For instance, check out @StretchNow on Instagram. They don’t just sell classes, they sell original yoga & Pilates products like organic mats, props, and clothing. Their studio presence + product line demonstrates how branding + retail can boost overall income.

Now, let’s look at the other big factors:
- Location and rent — A studio in New York, LA, or San Francisco might pull in more revenue, but sky-high rent will eat into margins quickly. But the upside is more foot traffic and a clientele willing to pay premium prices.
- Pricing & membership models
If you rely solely on drop-ins, income is unpredictable. But tiered memberships, class packs, unlimited passes, and “first-mat, second-mat” pricing strategies help smooth out cash flow. - Class capacity & utilization
A 30-mat studio running at 80% full is far more profitable than a 50-mat studio running at 30%. The trick is not just size, it’s optimizing utilization. - Cost control & operational efficiency
Staffing, utilities, software, cleaning, insurance, these costs balloon if unchecked. Smart studios negotiate, automate, and audit regularly. - Retention & churn rate
Think of your members like investments. If someone stays 12 months vs 3 months, your lifetime revenue per client jumps. Retention is far more profitable than acquisition. - Digital / hybrid offerings
Offering virtual classes, on-demand libraries, or online workshops lets you scale without expanding physical space. In periods when in-person attendance dips (bad weather, travel, public health issues), digital income can be your safety net.
By combining merchandise, premium branding, pricing strategies, retention, and digital reach, you tilt your studio’s profitability upward.
Smart Business Strategies for Yoga Studio Growth
A solid yoga studio business plan isn’t just about classes, it should cover pricing, retention, hybrid offerings, and content marketing.
After seeing how much yoga studio owners make and how real studios find their balance, the next question is: what can you do to tilt the scales toward higher income?
Here are some proven strategies:
1. Build for Retention – If a member stays for 12 months instead of 3, their lifetime value (LTV) more than triples. Host appreciation events, loyalty rewards, and referral incentives that make people feel they belong.
2. Add Hybrid & Digital Layers – Even a modest online class library can expand your reach. Sell recorded workshops, mini-programs, or live-streamed classes. Many successful studios cross-sell offline and online seamlessly.
3. Use Smart Pricing & Tiers – Offer class-packs, unlimited memberships, or premium perks like “first mat” access and discounts on props. Simple tiering and price anchoring can lift average revenue per member.
4. Control Overhead & Optimize Scheduling – Keep class sizes realistic, pay instructors fairly (per class or revenue share), and automate admin tasks like cleaning schedules, bookings, and member communication.

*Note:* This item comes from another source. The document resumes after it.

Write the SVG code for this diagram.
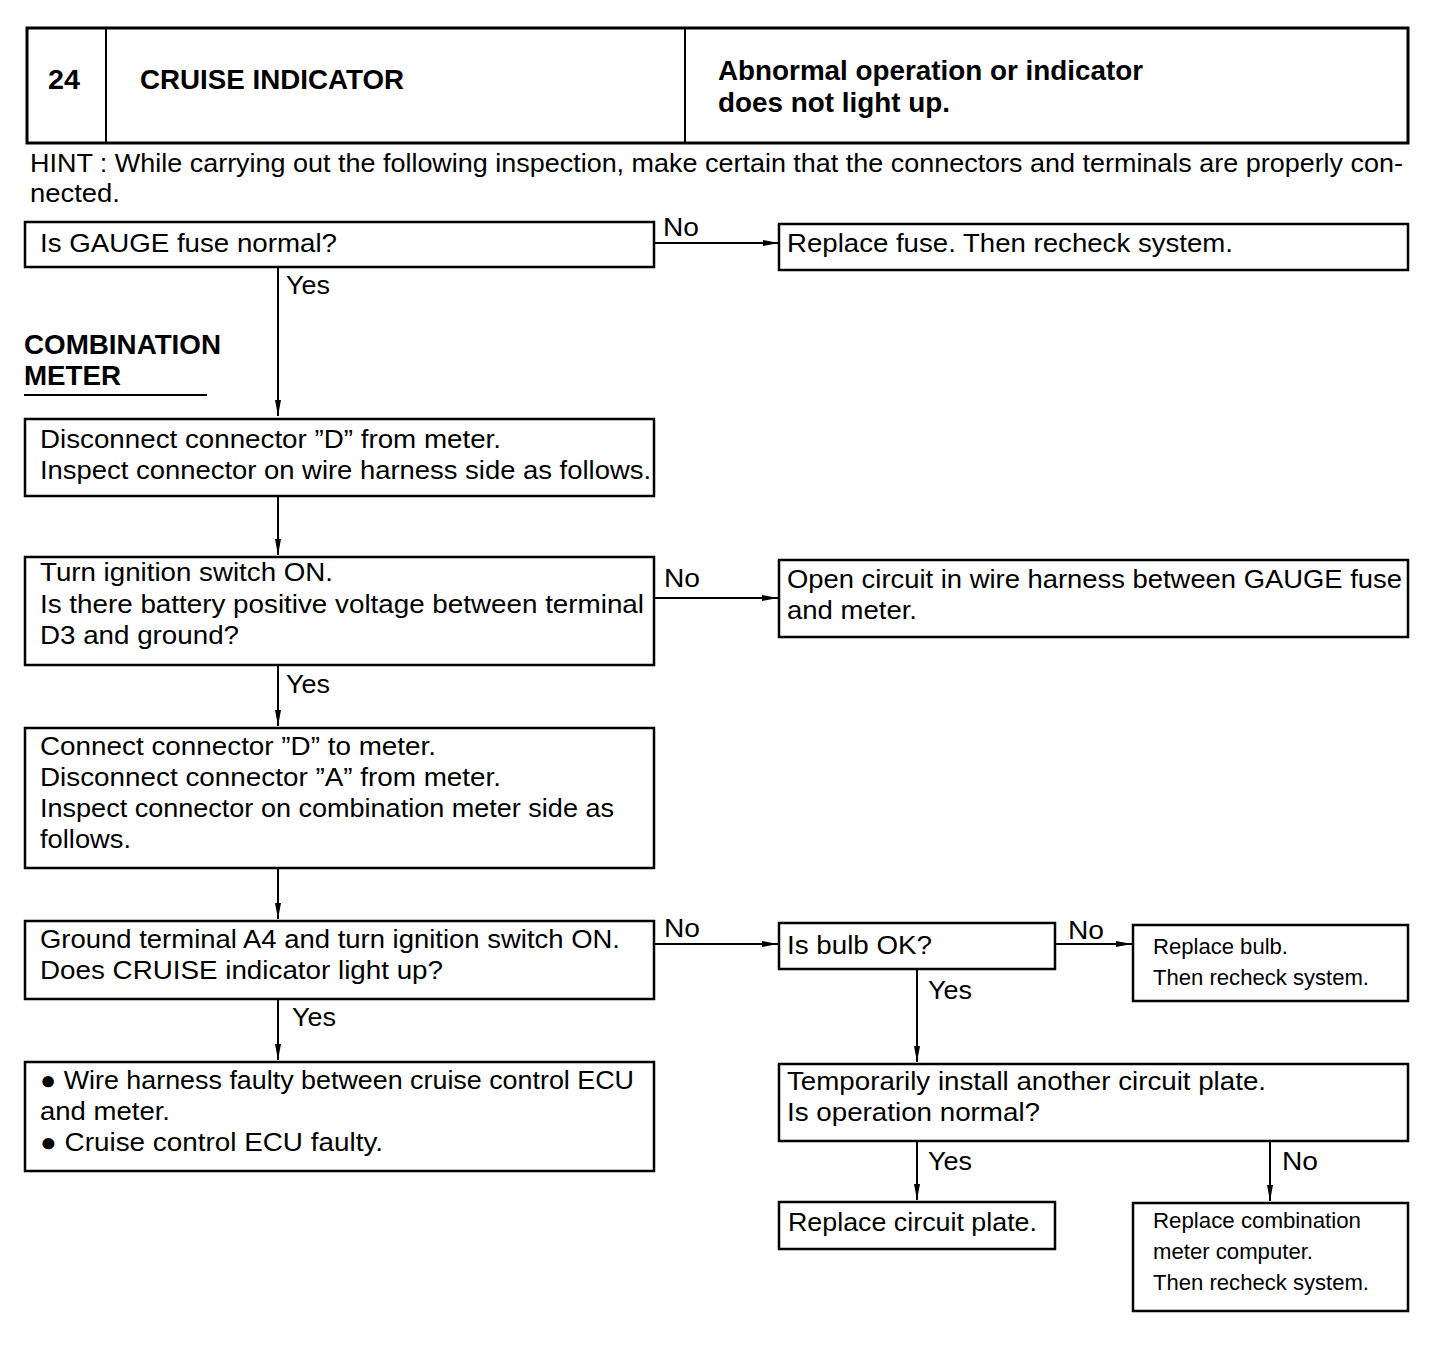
<svg xmlns="http://www.w3.org/2000/svg" width="1456" height="1350" viewBox="0 0 1456 1350">
<defs>
<style>
.box{fill:#fff;stroke:#000;stroke-width:2.5}
text{font-family:"Liberation Sans",Arial,sans-serif;fill:#000}
.t{font-size:26px}
.s{font-size:22px}
.b{font-size:28px;font-weight:bold}
.c{stroke:#000;stroke-width:2;fill:none;marker-end:url(#ah)}
</style>
<marker id="ah" viewBox="0 0 16 8" refX="16" refY="4" markerWidth="16" markerHeight="8" markerUnits="userSpaceOnUse" orient="auto">
<path d="M0,1 L16,4 L0,7 Z" fill="#000"/>
</marker>
</defs>
<rect width="1456" height="1350" fill="#fff"/>

<g id="header">
<rect x="27" y="28" width="1381" height="115" fill="#fff" stroke="#000" stroke-width="3"/>
<line x1="106" y1="28" x2="106" y2="143" stroke="#000" stroke-width="2"/>
<line x1="685" y1="28" x2="685" y2="143" stroke="#000" stroke-width="2"/>
<text class="b" x="48" y="89" textLength="32" lengthAdjust="spacingAndGlyphs">24</text>
<text class="b" x="140" y="89" textLength="264" lengthAdjust="spacingAndGlyphs">CRUISE INDICATOR</text>
<text class="b" x="718" y="80" textLength="425" lengthAdjust="spacingAndGlyphs">Abnormal operation or indicator</text>
<text class="b" x="718" y="112" textLength="232" lengthAdjust="spacingAndGlyphs">does not light up.</text>
</g>

<g id="hint">
<text class="t" x="30" y="172" textLength="1373" lengthAdjust="spacingAndGlyphs">HINT : While carrying out the following inspection, make certain that the connectors and terminals are properly con-</text>
<text class="t" x="30" y="202" textLength="90" lengthAdjust="spacingAndGlyphs">nected.</text>
</g>

<g id="section-label">
<text class="b" x="24" y="354" textLength="197" lengthAdjust="spacingAndGlyphs">COMBINATION</text>
<text class="b" x="24" y="385" textLength="97" lengthAdjust="spacingAndGlyphs">METER</text>
<line x1="24" y1="395" x2="207" y2="395" stroke="#000" stroke-width="2"/>
</g>

<g id="connectors">
<line class="c" x1="654" y1="243" x2="779" y2="243"/>
<line class="c" x1="278" y1="267" x2="278" y2="416"/>
<line class="c" x1="278" y1="496" x2="278" y2="555"/>
<line class="c" x1="654" y1="598" x2="778" y2="598"/>
<line class="c" x1="278" y1="665" x2="278" y2="726"/>
<line class="c" x1="278" y1="868" x2="278" y2="919"/>
<line class="c" x1="654" y1="944" x2="778" y2="944"/>
<line class="c" x1="1055" y1="944" x2="1132" y2="944"/>
<line class="c" x1="278" y1="999" x2="278" y2="1060"/>
<line class="c" x1="917" y1="969" x2="917" y2="1062"/>
<line class="c" x1="917" y1="1141" x2="917" y2="1200"/>
<line class="c" x1="1270" y1="1141" x2="1270" y2="1201"/>
<text class="t" x="663" y="236" textLength="36" lengthAdjust="spacingAndGlyphs">No</text>
<text class="t" x="286" y="294" textLength="44" lengthAdjust="spacingAndGlyphs">Yes</text>
<text class="t" x="664" y="587" textLength="36" lengthAdjust="spacingAndGlyphs">No</text>
<text class="t" x="286" y="693" textLength="44" lengthAdjust="spacingAndGlyphs">Yes</text>
<text class="t" x="664" y="937" textLength="36" lengthAdjust="spacingAndGlyphs">No</text>
<text class="t" x="1068" y="939" textLength="36" lengthAdjust="spacingAndGlyphs">No</text>
<text class="t" x="292" y="1026" textLength="44" lengthAdjust="spacingAndGlyphs">Yes</text>
<text class="t" x="928" y="999" textLength="44" lengthAdjust="spacingAndGlyphs">Yes</text>
<text class="t" x="928" y="1170" textLength="44" lengthAdjust="spacingAndGlyphs">Yes</text>
<text class="t" x="1282" y="1170" textLength="36" lengthAdjust="spacingAndGlyphs">No</text>
</g>

<g id="n1">
<rect class="box" x="25" y="222" width="629" height="45"/>
<text class="t" x="40" y="252" textLength="297" lengthAdjust="spacingAndGlyphs">Is GAUGE fuse normal?</text>
</g>
<g id="n2">
<rect class="box" x="779" y="224" width="629" height="46"/>
<text class="t" x="787" y="252" textLength="446" lengthAdjust="spacingAndGlyphs">Replace fuse. Then recheck system.</text>
</g>
<g id="n3">
<rect class="box" x="25" y="419" width="629" height="77"/>
<text class="t" x="40" y="448" textLength="461" lengthAdjust="spacingAndGlyphs">Disconnect connector ”D” from meter.</text>
<text class="t" x="40" y="479" textLength="611" lengthAdjust="spacingAndGlyphs">Inspect connector on wire harness side as follows.</text>
</g>
<g id="n4">
<rect class="box" x="25" y="557" width="629" height="108"/>
<text class="t" x="40" y="581" textLength="293" lengthAdjust="spacingAndGlyphs">Turn ignition switch ON.</text>
<text class="t" x="40" y="613" textLength="604" lengthAdjust="spacingAndGlyphs">Is there battery positive voltage between terminal</text>
<text class="t" x="40" y="644" textLength="199" lengthAdjust="spacingAndGlyphs">D3 and ground?</text>
</g>
<g id="n5">
<rect class="box" x="779" y="560" width="629" height="77"/>
<text class="t" x="787" y="588" textLength="615" lengthAdjust="spacingAndGlyphs">Open circuit in wire harness between GAUGE fuse</text>
<text class="t" x="787" y="619" textLength="130" lengthAdjust="spacingAndGlyphs">and meter.</text>
</g>
<g id="n6">
<rect class="box" x="25" y="728" width="629" height="140"/>
<text class="t" x="40" y="755" textLength="396" lengthAdjust="spacingAndGlyphs">Connect connector ”D” to meter.</text>
<text class="t" x="40" y="786" textLength="461" lengthAdjust="spacingAndGlyphs">Disconnect connector ”A” from meter.</text>
<text class="t" x="40" y="817" textLength="574" lengthAdjust="spacingAndGlyphs">Inspect connector on combination meter side as</text>
<text class="t" x="40" y="848" textLength="91" lengthAdjust="spacingAndGlyphs">follows.</text>
</g>
<g id="n7">
<rect class="box" x="25" y="921" width="629" height="78"/>
<text class="t" x="40" y="948" textLength="580" lengthAdjust="spacingAndGlyphs">Ground terminal A4 and turn ignition switch ON.</text>
<text class="t" x="40" y="979" textLength="403" lengthAdjust="spacingAndGlyphs">Does CRUISE indicator light up?</text>
</g>
<g id="n8">
<rect class="box" x="779" y="923" width="276" height="46"/>
<text class="t" x="787" y="954" textLength="145" lengthAdjust="spacingAndGlyphs">Is bulb OK?</text>
</g>
<g id="n9">
<rect class="box" x="1133" y="925" width="275" height="76"/>
<text class="s" x="1153" y="954" textLength="135" lengthAdjust="spacingAndGlyphs">Replace bulb.</text>
<text class="s" x="1153" y="985" textLength="216" lengthAdjust="spacingAndGlyphs">Then recheck system.</text>
</g>
<g id="n10">
<rect class="box" x="25" y="1062" width="629" height="109"/>
<text class="t" x="40" y="1089" textLength="594" lengthAdjust="spacingAndGlyphs">● Wire harness faulty between cruise control ECU</text>
<text class="t" x="40" y="1120" textLength="130" lengthAdjust="spacingAndGlyphs">and meter.</text>
<text class="t" x="40" y="1151" textLength="343" lengthAdjust="spacingAndGlyphs">● Cruise control ECU faulty.</text>
</g>
<g id="n11">
<rect class="box" x="779" y="1064" width="629" height="77"/>
<text class="t" x="787" y="1090" textLength="479" lengthAdjust="spacingAndGlyphs">Temporarily install another circuit plate.</text>
<text class="t" x="787" y="1121" textLength="253" lengthAdjust="spacingAndGlyphs">Is operation normal?</text>
</g>
<g id="n12">
<rect class="box" x="779" y="1202" width="276" height="47"/>
<text class="t" x="788" y="1231" textLength="249" lengthAdjust="spacingAndGlyphs">Replace circuit plate.</text>
</g>
<g id="n13">
<rect class="box" x="1133" y="1203" width="275" height="108"/>
<text class="s" x="1153" y="1228" textLength="208" lengthAdjust="spacingAndGlyphs">Replace combination</text>
<text class="s" x="1153" y="1259" textLength="160" lengthAdjust="spacingAndGlyphs">meter computer.</text>
<text class="s" x="1153" y="1290" textLength="216" lengthAdjust="spacingAndGlyphs">Then recheck system.</text>
</g>
</svg>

Tools like SHC streamline this.
5. Become a Content Brand – Instagram, TikTok, and YouTube are not vanity projects; they’re lead funnels. Share transformations, behind-the-scenes clips, and class snippets to drive membership and product sales.
6. Expand with Workshops, Teacher Trainings & Retreats – These high-ticket offerings can significantly raise revenue while attracting students likely to convert into long-term members.
These aren’t overnight hacks, but layered together, they can shift your studio from “just covering costs” to building a truly profitable business.

Conclusion
Understanding how much a yoga studio owner makes gives you a snapshot of the financial side, but success in this field is about more than just numbers. The studios that thrive are the ones that find balance, between passion and profit, teaching and managing, community and growth.
If you’re curious about the next step, it’s not only about knowing what owners earn, but also about how to run the back-end smoothly so those earnings actually turn into sustainable profit. That’s where tools come in.
👉 To dive deeper into the practical side of operations, check out our blog: Why Do You Need Fitness Software to Run a Yoga Department at Your Health Club?
Frequently Asked Questions
1. How much can a yoga studio owner earn from retreats?
A yoga studio owner can earn $20,000–$50,000 from a single retreat, making it one of the most profitable add-ons to regular studio income.
2. Are yoga studios still profitable in 2025?
Yes. With hybrid models, online memberships, and merchandise sales, yoga studios remain profitable in 2025, even in competitive markets.
3. What’s the difference between a yoga instructor salary and a yoga studio owner salary?
Yoga instructors usually earn $25,000–$60,000 annually, while owners may earn $50,000–$120,000+, depending on expenses and business strategy.
4. What is the highest yoga studio owner salary reported?
Top boutique owners in big cities can earn $200,000–$400,000+ annually through premium memberships and training.
5. Are yoga studios profitable during recessions?
Studios with hybrid classes and rentals often stay profitable, while drop-in models struggle.
6. What should a yoga studio business plan include?
Key elements: pricing, rent, retention, digital classes, and merchandise.
7. How do yoga studio owners scale beyond local income?
Through online memberships, courses, and branded products that reach global audiences.